As I’m sure you’ll know, I have a particular interest in the representation of landscape in children’s books. Landscape tells you everything, and yet it’s often one of the more forgotten elements when people talk about a book. Consider the difference between the two sentences below.
The cat sat on the mat in a field.
The cat sat on the mat in the ocean.
Two entirely, viscerally different scenarios and all of that comes from adding a little bit of context. Location. Landscape. Setting.
I’ve been thinking about roads at the moment, and in particular stories where roads form a key point of the narrative. I don’t want books where roads appear in the background or as a vague element in the illustration, I want them to be centralised within the text. Characters, if you will, in their own right.
So this post is essentially to ask for some help! Do you know of any children’s books – picture book through to YA – that might fit the bill?
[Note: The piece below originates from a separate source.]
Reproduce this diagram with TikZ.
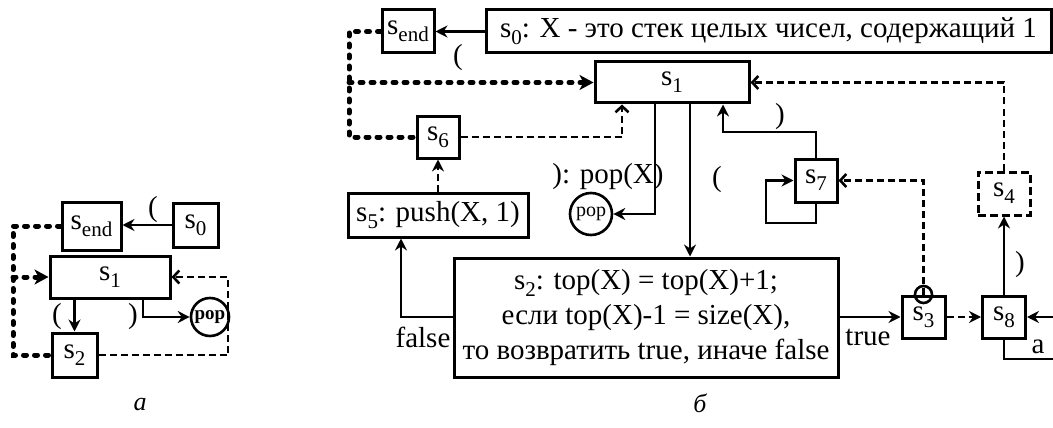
\documentclass[tikz,border=0pt]{standalone}
\usepackage{fontspec}
\setmainfont{Liberation Serif}
\usetikzlibrary{arrows.meta,calc}
\newcommand{\lo}[1]{\raisebox{-0.55ex}{\fontsize{21}{21}\selectfont #1}}
\begin{document}
\begin{tikzpicture}[x=1pt,y=-1pt,
  every node/.style={font=\fontsize{29}{35}\selectfont, inner sep=0pt},
  box/.style={draw, line width=3pt, rectangle},
  ln/.style={line width=2.6pt},
  arr/.style={line width=2.6pt, -{Stealth[length=12pt,width=12pt,inset=4pt]}},
  dsh/.style={line width=2.6pt, dash pattern=on 7pt off 4pt},
  barb/.style={-{Straight Barb[length=6pt,width=13pt]}},
  stl/.style={-{Stealth[length=12pt,width=12pt,inset=4pt]}},
  dotline/.style={line width=5pt, line cap=round, dash pattern=on 3pt off 8pt},
  thickarr/.style={-{Stealth[length=14pt,width=15pt,inset=4pt,line cap=butt]}},
  popc/.style={draw, circle, line width=2.6pt, minimum size=40pt}
]
\useasboundingbox (0,0) rectangle (1053,428);

% ---------- part a ----------
\node[box, minimum width=59, minimum height=48] (senda) at (91.5,226) {s\lo{end}};
\node[box, minimum width=45, minimum height=44] (s0a) at (195.5,225) {s\lo{0}};
\node[box, minimum width=120, minimum height=42] (s1a) at (110,277) {s\lo{1}};
\node[popc, minimum size=38pt, font=\bfseries\fontsize{19}{19}\selectfont] (popa) at (210,317) {pop};
\node[box, minimum width=45, minimum height=44] (s2a) at (74.5,355) {s\lo{2}};

\coordinate (la) at (13,0);
\coordinate (ra) at (228,0);
\coordinate (pa) at (143,0);

\draw[arr] (s0a.west) -- (s0a.west -| senda.east);
\node (pa1) at (153,210) {(};
\draw[arr] (s1a.south -| s2a.north) -- (s2a.north);
\node (pa2) at (57,317) {(};
\draw[arr] (s1a.south -| pa) |- (popa.west);
\node (pa3) at (133,317) {)};
\draw[dsh, barb] (s2a.east) -| (ra |- s1a.east) -- (s1a.east);
\draw[dotline] (senda.west) -| (la |- s2a.west) -- (s2a.west);
\draw[dotline, thickarr] (la |- s1a.west) -- (s1a.west);
\node[font=\itshape\fontsize{26}{26}\selectfont] (capa) at (140,405) {а};

% ---------- part b ----------
\node[box, minimum width=52, minimum height=43] (sendb) at (408,31.5) {s\lo{end}};
\node[box, minimum width=565, minimum height=43] (s0b) at (768.5,31.5) {s\lo{0}: X - это стек целых чисел, содержащий 1};
\node[box, minimum width=154, minimum height=41] (s1b) at (672,82.5) {s\lo{1}};
\node[box, minimum width=42, minimum height=42] (s6b) at (438,137) {s\lo{6}};
\node[box, minimum width=180, minimum height=44] (s5b) at (438,215) {s\lo{5}: push(X, 1)};
\node[popc, minimum size=42pt, font=\fontsize{20}{20}\selectfont] (popb) at (591,214) {pop};
\node[box, minimum width=42, minimum height=43] (s7b) at (816,180.5) {s\lo{7}};
\node[box, dash pattern=on 8pt off 4pt, minimum width=52, minimum height=43] (s4b) at (1004,193.5) {s\lo{4}};
\node[box, minimum width=384, minimum height=119, align=center] (s2b) at (646,317.5)
  {s\lo{2}: top(X) = top(X)+1;\\если top(X)-1 = size(X),\\то возвратить true, иначе false};
\node[box, minimum width=43, minimum height=42] (s3b) at (923.5,317) {s\lo{3}};
\node[box, minimum width=43, minimum height=42] (s8b) at (1004,317) {s\lo{8}};
\node[draw, circle, line width=2.6pt, minimum size=17pt] (o3) at (s3b.north) {};

\coordinate (lb) at (349,0);
\coordinate (c6) at (622,0);
\coordinate (cp) at (655,0);
\coordinate (c2) at (690,0);
\coordinate (c7) at (723,132);
\coordinate (lp) at (766,223);
\coordinate (re) at (1053,317);
\coordinate (re2) at (1053,359);
\coordinate (cf) at (401,317);

\draw[arr] (s0b.west) -- (sendb.east);
\node (pb1) at (458,58) {(};
\draw[dotline] (sendb.west) -| (lb |- s6b.west) -- (s6b.west);
\draw[dotline, thickarr] (lb |- s1b.west) -- (s1b.west);
\draw[dsh, barb] (s6b.east) -| (c6 |- s1b.south);
\draw[dsh, stl] (s5b.north) -- (s6b.south);
\draw[arr] (cp |- s1b.south) |- (popb.east);
\node (pb2) at (608,177) {): pop(X)};
\draw[arr] (c2 |- s1b.south) -- (c2 |- s2b.north);
\node (pb3) at (717,180) {(};
\draw[arr] (s7b.north) |- (c7) -- (c7 |- s1b.south);
\node (pb4) at (780,117) {)};
\draw[arr] (s7b.south) |- (lp) |- (s7b.west);
\draw[dsh, barb] (o3.center) |- (s7b.east);
\draw[dsh, barb] (s4b.north) |- (s1b.east);
\draw[arr] (s8b.north) -- (s4b.south);
\node (pb5) at (1020,265) {)};
\draw[arr] (s3b.west -| s2b.east) -- (s3b.west);
\node (pb6) at (868,337) {true};
\draw[dsh, stl] (s3b.east) -- (s8b.west);
\draw[arr] (re) -- (s8b.east);
\draw[ln] (s8b.south) |- (re2);
\node (pb7) at (1038,347) {a};
\draw[arr] (s2b.west |- cf) -| (s5b.south -| cf);
\node (pb8) at (423,337) {false};
\node[font=\itshape\fontsize{26}{26}\selectfont] (capb) at (700,403) {б};
\end{tikzpicture}
\end{document}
If you do, please let me know in a comment below and I’ll collate the results into a reading list . Thank you!
6 thoughts on “‘Roads’ in children’s books”
And To Think That I Saw It On Mulberry Street fits your query, but has racist images I think.
Along a Long Road (Frank Viva, picture book); Paper Towns (John Green, YA); Travels with my Family (Marie-Louie Gay, MG)…. for starters!
The Yellow Brick Road, of course!
Most fantasy books have a map, and because they’re about journeys they include roads in all their variety. Tolkien’s two Middle Earth books (“The Road Goes Ever On”) obviously have them, though Lewis’ Chronicles of Narnia seem more averse, if Pauline Baines’ maps are anything to go by.
I had a quick look through the picture books we kept from when our kids were little — now available for grandkids — but couldn’t see anything where the road was king (or indeed queen). So I’ll just add a childhood classic, King Solomon’s Mines, written as a riposte to Treasure Island, where the ancient map shows the road to and back again from the mines later followed by Quatermain and his friends.